The most expensive French faience drug jar at €44,000 (£36,975) came from Rouen and was a spouted ovoid example dating from c.1550, decorated with a female head in profile set in a foliate garland and monogrammed MAB for the Masseot Abaquesne workshop.
It was one of two drug jars in the sale thought to have been part of the large order commissioned from the workshop by the Rouen apothecary Pierre Dubosc in 1545 for over 4000 pharmacy pots that included 3620 albarelli and 432 spouted jars. Both were accompanied by a Chompret labels.
The other example was of slightly waisted cylindrical form, measured 11in (28cm) in height and was painted in polychrome with the bust of a man in profile set on a ground of scrolling foliage. This piece had also featured in the 1932 exhibition at the Musée des Art Decoratifs. It realised €24,000 (£20,170).
Family of collectors
Jourdan-Barry, whose faience made up the second half of the auction, came from a family of collectors and grew up in Marseille.
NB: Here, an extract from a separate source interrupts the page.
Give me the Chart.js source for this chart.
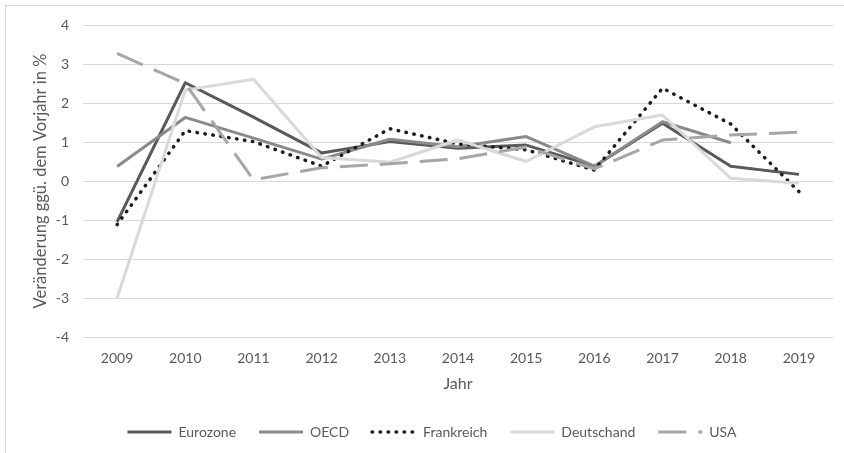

His father Raymond was an enthusiast with eclectic tastes who published a book on hallmarks of silver from Aix en Provence and also collected ceramics.
Pierre, a shipbroker by profession, built collections in several different disciplines: French silver; Tibetan bronzes, paintings and works on paper and Iznik pottery; the latter interestingly, like that of Chompret, now in the Abu Dhabi Museum.
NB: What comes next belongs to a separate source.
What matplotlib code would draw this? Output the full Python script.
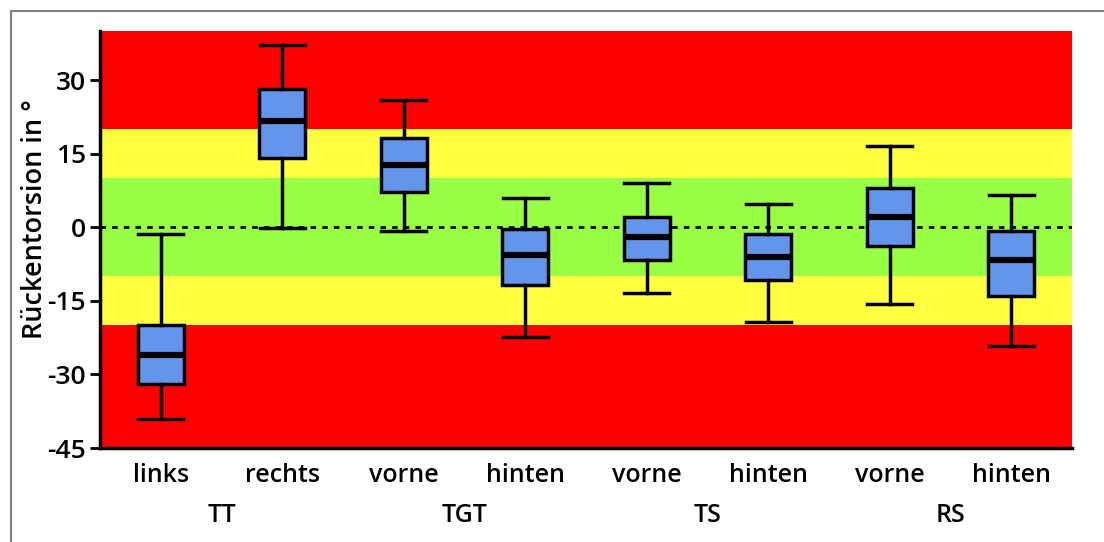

But Jourdan-Barry had always retained a strong affection for the faience produced in the region where he spent his childhood. He donated pieces to the Musée de la Faïence de Marseille and the Musée national de céramique at Sèvres.
The pieces on offer at Peschetau-Badin were all produced in the south of France in the factories in the Marseille area and had been inherited by three of his daughters.
The most expensive lot from his collection by a considerable margin proved to be a 18th century covered tureen measuring 14in (36cm) in width which was attributed to the Savy factory. It featured a wealth of moulded and painted local marine decoration that included coral, shells, mussels, sea urchins, red mullet, seaweed and fishing rods.
This piece, which had a provenance to the collection of Joseph Balas, had also featured in the 1932 French faience exhibition. Estimated at €10,000-15,000, it doubled the guide to take €33,000 (£27,730).
A 15in (39cm) wide oval platter attributed to the same factory bearing similar decoration also proved sought after, making €8000 (£6720), while a 13in (34cm) wide tureen naturalistically formed and decorated in the shape of a duck from the Fauchier factory in Marseille realised €11,000 (£9245).
There was also an institutional purchase. The Musée Borély in Marseille acquired a locally made 12in (30cm) high water jug and stand attributed to the Veuve Perrin factory that was decorated with Chinoiseries in the style of Pillement set against a brown ground decorated with knotted ribbons and scrolls and floral garlands.
It was pre-empted by the museum for €4500 (£3780).